**Supplied data:**
----
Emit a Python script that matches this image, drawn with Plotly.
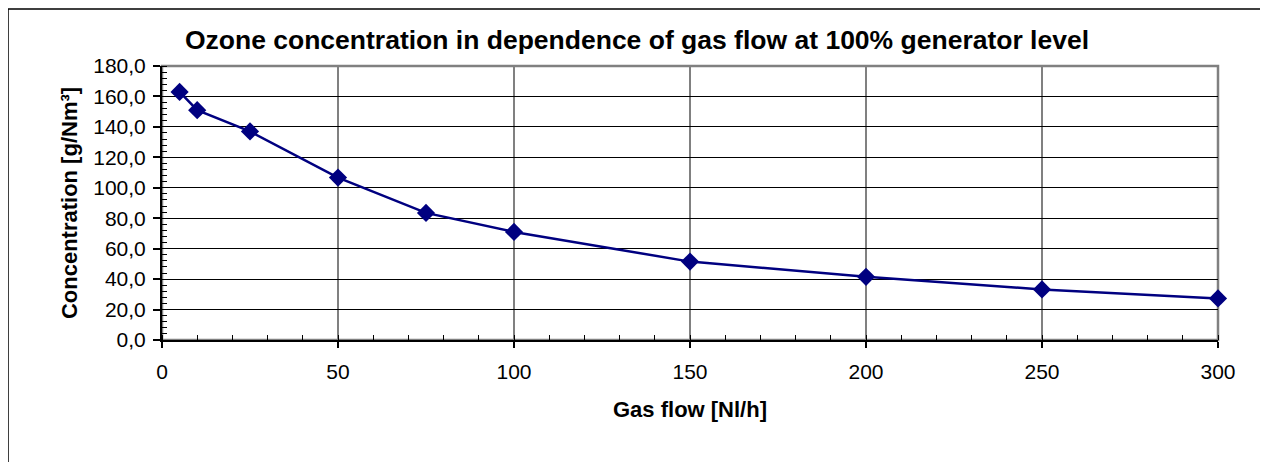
import plotly.graph_objects as go

gas_flow = [5, 10, 25, 50, 75, 100, 150, 200, 250, 300]
concentration = [163.0, 151.0, 137.0, 106.7, 83.5, 71.0, 51.5, 41.5, 33.2, 27.3]
title_text = "Ozone concentration in dependence of gas flow at 100% generator level"
x_title = "Gas flow [Nl/h]"
y_title = "Concentration [g/Nm³]"

OFF = 8  # page body margin
W, H = 1268 - OFF, 462 - OFF
L, R, T, B = 162 - OFF, 1218 - OFF, 66 - OFF, 340 - OFF


def px_x(p):
    return (p - OFF - L) / (R - L)


def px_y(p):
    return (B - (p - OFF)) / (B - T)


FONT = "Liberation Sans, Arial, sans-serif"
NAVY = "#000080"

fig = go.Figure()
fig.add_trace(go.Scatter(
    x=gas_flow, y=concentration, mode="lines+markers",
    line=dict(color=NAVY, width=2.5),
    marker=dict(symbol="diamond", size=14, color=NAVY),
    showlegend=False, cliponaxis=False,
))

fig.update_layout(
    width=W, height=H,
    margin=dict(l=L, r=W - R, t=T, b=H - B, pad=0),
    paper_bgcolor="white", plot_bgcolor="white",
    separators=", ",
    font=dict(family=FONT, size=21, color="black"),
    title=dict(text=title_text, x=(637 - OFF) / W, xanchor="center", xref="container",
               y=1 - (40 - OFF) / H, yanchor="middle",
               font=dict(family=FONT, size=26.5, color="black", weight="bold")),
    xaxis=dict(
        range=[0, 300], dtick=50, tick0=0,
        showgrid=True, gridcolor="#808080", gridwidth=1.5,
        showline=True, linecolor="black", linewidth=2,
        ticks="outside", ticklen=6, tickcolor="black", tickwidth=1.5,
        minor=dict(dtick=10, ticks="inside", ticklen=5, tickcolor="black", tickwidth=1, showgrid=False),
        tickfont=dict(family=FONT, size=21), zeroline=False, ticklabelstandoff=6,
        title=dict(text=x_title, font=dict(family=FONT, size=22, weight="bold"), standoff=19),
    ),
    yaxis=dict(
        range=[0, 180], dtick=20, tick0=0, tickformat=".1f",
        showgrid=True, gridcolor="black", gridwidth=1,
        showline=True, linecolor="black", linewidth=2,
        ticks="outside", ticklen=7, tickcolor="black", tickwidth=1.5,
        minor=dict(dtick=4, ticks="inside", ticklen=5, tickcolor="black", tickwidth=1, showgrid=False),
        tickfont=dict(family=FONT, size=21), zeroline=False, ticklabelstandoff=3,
        title=dict(text=y_title, font=dict(family=FONT, size=22, weight="bold"), standoff=10),
    ),
    shapes=[
        dict(type="rect", xref="paper", yref="paper", x0=0, x1=1, y0=0, y1=1,
             line=dict(color="#808080", width=2.5), layer="below"),
        dict(type="rect", xref="paper", yref="paper",
             x0=px_x(8), x1=px_x(1263), y0=px_y(480), y1=px_y(9),
             line=dict(color="black", width=1.5), layer="above"),
    ],
)

fig.write_html("out.html")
----
**Task directions:**
Return each line from the material above exactly, but not the pictures.

**Result of this task:**
Emit a Python script that matches this image, drawn with Plotly.
import plotly.graph_objects as go

gas_flow = [5, 10, 25, 50, 75, 100, 150, 200, 250, 300]
concentration = [163.0, 151.0, 137.0, 106.7, 83.5, 71.0, 51.5, 41.5, 33.2, 27.3]
title_text = "Ozone concentration in dependence of gas flow at 100% generator level"
x_title = "Gas flow [Nl/h]"
y_title = "Concentration [g/Nm³]"

OFF = 8  # page body margin
W, H = 1268 - OFF, 462 - OFF
L, R, T, B = 162 - OFF, 1218 - OFF, 66 - OFF, 340 - OFF


def px_x(p):
    return (p - OFF - L) / (R - L)


def px_y(p):
    return (B - (p - OFF)) / (B - T)


FONT = "Liberation Sans, Arial, sans-serif"
NAVY = "#000080"

fig = go.Figure()
fig.add_trace(go.Scatter(
    x=gas_flow, y=concentration, mode="lines+markers",
    line=dict(color=NAVY, width=2.5),
    marker=dict(symbol="diamond", size=14, color=NAVY),
    showlegend=False, cliponaxis=False,
))

fig.update_layout(
    width=W, height=H,
    margin=dict(l=L, r=W - R, t=T, b=H - B, pad=0),
    paper_bgcolor="white", plot_bgcolor="white",
    separators=", ",
    font=dict(family=FONT, size=21, color="black"),
    title=dict(text=title_text, x=(637 - OFF) / W, xanchor="center", xref="container",
               y=1 - (40 - OFF) / H, yanchor="middle",
               font=dict(family=FONT, size=26.5, color="black", weight="bold")),
    xaxis=dict(
        range=[0, 300], dtick=50, tick0=0,
        showgrid=True, gridcolor="#808080", gridwidth=1.5,
        showline=True, linecolor="black", linewidth=2,
        ticks="outside", ticklen=6, tickcolor="black", tickwidth=1.5,
        minor=dict(dtick=10, ticks="inside", ticklen=5, tickcolor="black", tickwidth=1, showgrid=False),
        tickfont=dict(family=FONT, size=21), zeroline=False, ticklabelstandoff=6,
        title=dict(text=x_title, font=dict(family=FONT, size=22, weight="bold"), standoff=19),
    ),
    yaxis=dict(
        range=[0, 180], dtick=20, tick0=0, tickformat=".1f",
        showgrid=True, gridcolor="black", gridwidth=1,
        showline=True, linecolor="black", linewidth=2,
        ticks="outside", ticklen=7, tickcolor="black", tickwidth=1.5,
        minor=dict(dtick=4, ticks="inside", ticklen=5, tickcolor="black", tickwidth=1, showgrid=False),
        tickfont=dict(family=FONT, size=21), zeroline=False, ticklabelstandoff=3,
        title=dict(text=y_title, font=dict(family=FONT, size=22, weight="bold"), standoff=10),
    ),
    shapes=[
        dict(type="rect", xref="paper", yref="paper", x0=0, x1=1, y0=0, y1=1,
             line=dict(color="#808080", width=2.5), layer="below"),
        dict(type="rect", xref="paper", yref="paper",
             x0=px_x(8), x1=px_x(1263), y0=px_y(480), y1=px_y(9),
             line=dict(color="black", width=1.5), layer="above"),
    ],
)

fig.write_html("out.html")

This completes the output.